Mansfield deliberately went out of his way to describe slavery as odious and unsupportable by anything other than positive law, giving institutional recognition to antislavery morality. What it shows is how far antislavery attitudes had spread through British society, particularly considering that Mansfield consulted with Blackstone before making the judgement. Taney chose to use the Dred Scott case as an opportunity to deny black people their rights: Mansfield used Somerset as an opportunity to affirm them. Of course, this is highly inconvenient if you're trying to make the case that British antislavery is a product of the Revolution, leaving the only solution as talking in very limited terms about the scope of the judgement rather than the scope of Mansfield's comments in the hope of playing down the attitudes which they display.

Edward Long and Samuel Estwick, two leading British slavery apologists, conceding in the aftermath of the Somerset case that slavery is 'repugnant to the spirit of English laws'

the first plan for the abolition of slavery in the West Indies being published in 1772 by Maurice Morgann, or Adam Smith calling colonial slave-owners "the refuse of the jails of Europe" in 1759, or Robert Robertson complaining in 1741 that "many Gentlemen of Figure... [insist] that to have any Hand in bringing any of the Human Species into *Bondage* is justly execrable, and that all who partake in the Sweets of *Liberty*, shou'd spare for no Cost to procure the same, as far as possible, for the rest of Mankind every where."

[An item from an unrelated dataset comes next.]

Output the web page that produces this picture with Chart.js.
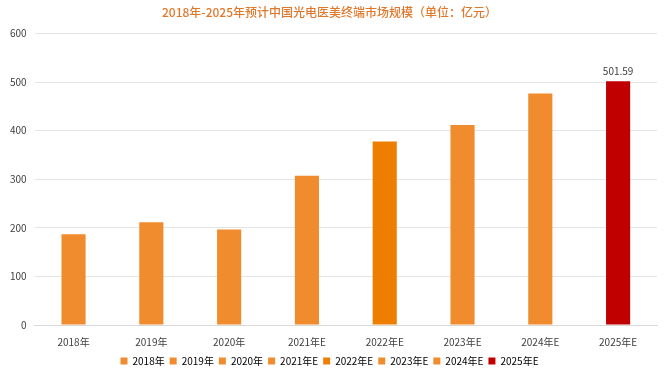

I think I've conclusively proved already that British antislavery attitudes are far stronger than you claim, so the main thing to do is contradict the idea that abolitionism results from the War of Independence. Firstly, the link between the language of the rebels and antislavery is far weaker than you claim: for generation after generation, the Americans see no inherent contradiction between "all men are created equal" and applying property qualifications to black voters, banning free blacks from settling in states, et cetera ad nauseam. However, the British belief that slavery is fundamentally immoral requires a far smaller push to turn it into abolitionism: just the belief that it's right to impose British moral customs on the dependent plantation societies in the Americas. This attitude is far more likely to emerge if Britain establishes its suzerainty in the Americas than if it loses the war.

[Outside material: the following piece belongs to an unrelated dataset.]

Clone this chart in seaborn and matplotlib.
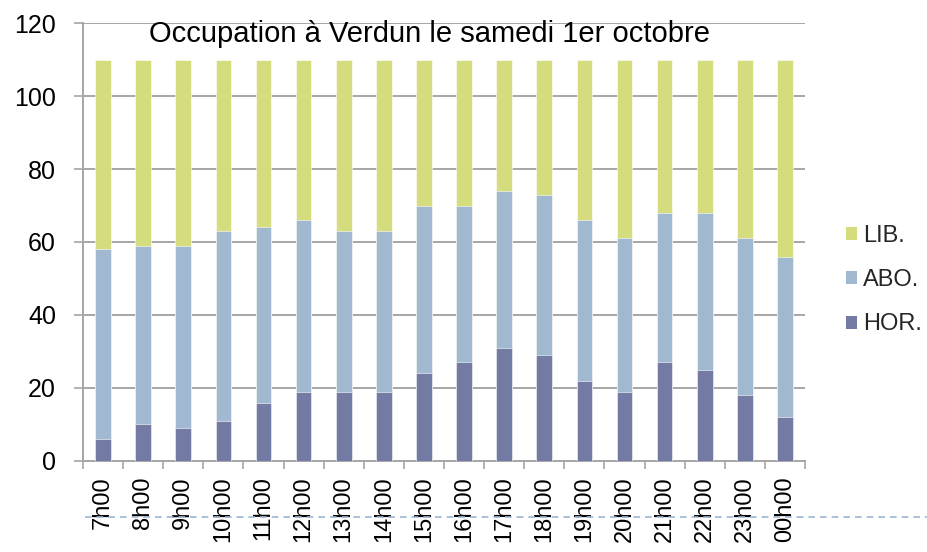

If we grant your assumption that the language does count, then we have two scenarios. In the first, if slavery is America's "original sin" (Madison), and the American rebels lose the war in large part because the British free slaves, why wouldn't former rebels throw themselves into the antislavery cause with far more vigour than they did historically after God has given a clear judgement against it? In the second, if the constitutional question is settled peacefully, what other significant causes do potential rebels have to campaign for than the abolition of slavery? How much more effective would those antislavery advocates be if they could communicate and collaborate freely with British abolitionists? How many more people might Garrison have won over if he didn't have to call for the end of the Union in order to free the slaves?
 
What were the changing economics of the empire that the American Revolution changed?

For me, there's actually a case the French Revolutuonary wars made a big impact, as the British wanted to prove how moral rhey were vs the French.